Many Errors Are Evident in Iowa Caucus Results Released Wednesday

Just about every election night includes reporting errors. They can be difficult to identify, but can often be corrected during a recount or a postelection canvass. This year’s Iowa caucuses are the reverse: Errors are now easy to identify, and hard to correct.

The errors are detectable because of changes to the way the Iowa Democratic Party reports its results, put in place after the Sanders campaign criticized the caucus results in 2016. This cycle, and for the first time, the party released three sets of results corresponding to different steps in the caucus process.
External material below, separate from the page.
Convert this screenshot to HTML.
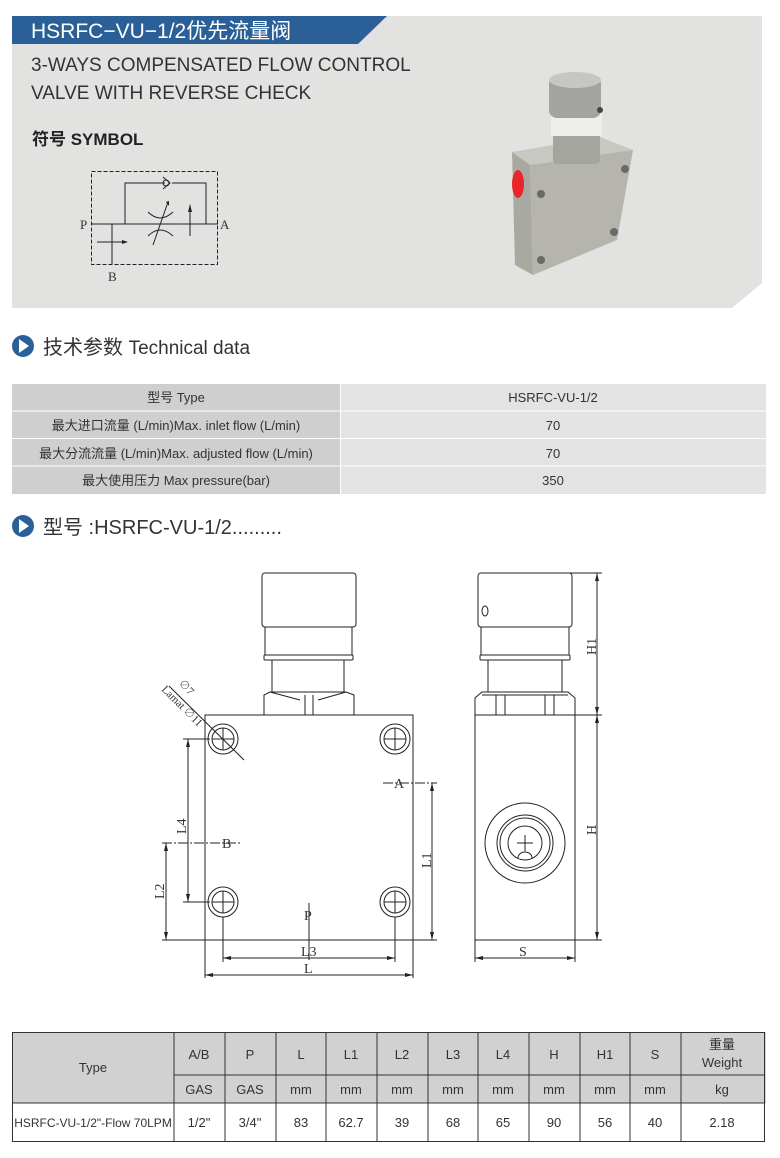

The rules are complex and thorough, and they create conditions in which the results can be obviously inaccurate or inconsistent within a precinct.

First, caucusgoers express their preference for a candidate upon arrival, and these votes are recorded in a “first alignment.” Then, candidates with limited support at a precinct, usually less than 15 percent, are deemed not viable; their supporters get a chance to realign to support a viable candidate. The preference at this point is recorded as well, and it’s called the final alignment.

Viable candidates can’t lose support on realignment, but there were more than 10 cases where a viable candidate lost vote share in the final alignment, even though that is precluded by the caucus rules.

No new voters are permitted to join the caucus after the first alignment. But in at least 70 precincts, more than 4 percent of the total, there are more tabulated total votes on final alignment than on first alignment.

Many of these cases could be simple tabulation mistakes in a precinct caucus that otherwise went smoothly, like a West Des Moines precinct that reported the first alignment results only for the “nonviable” candidates (those who didn’t meet the 15 percent threshold) but still reported final alignment results for the viable ones. Others appear to be more serious.

At the next step in the process, each precinct allots county delegates based on final preference, and these county delegates are reported to the news media as “state delegate equivalents,” which approximate the number of delegates won at the state convention. Each precinct caucus gets a set number, but a handful of precincts allotted more state delegate equivalents than they had available.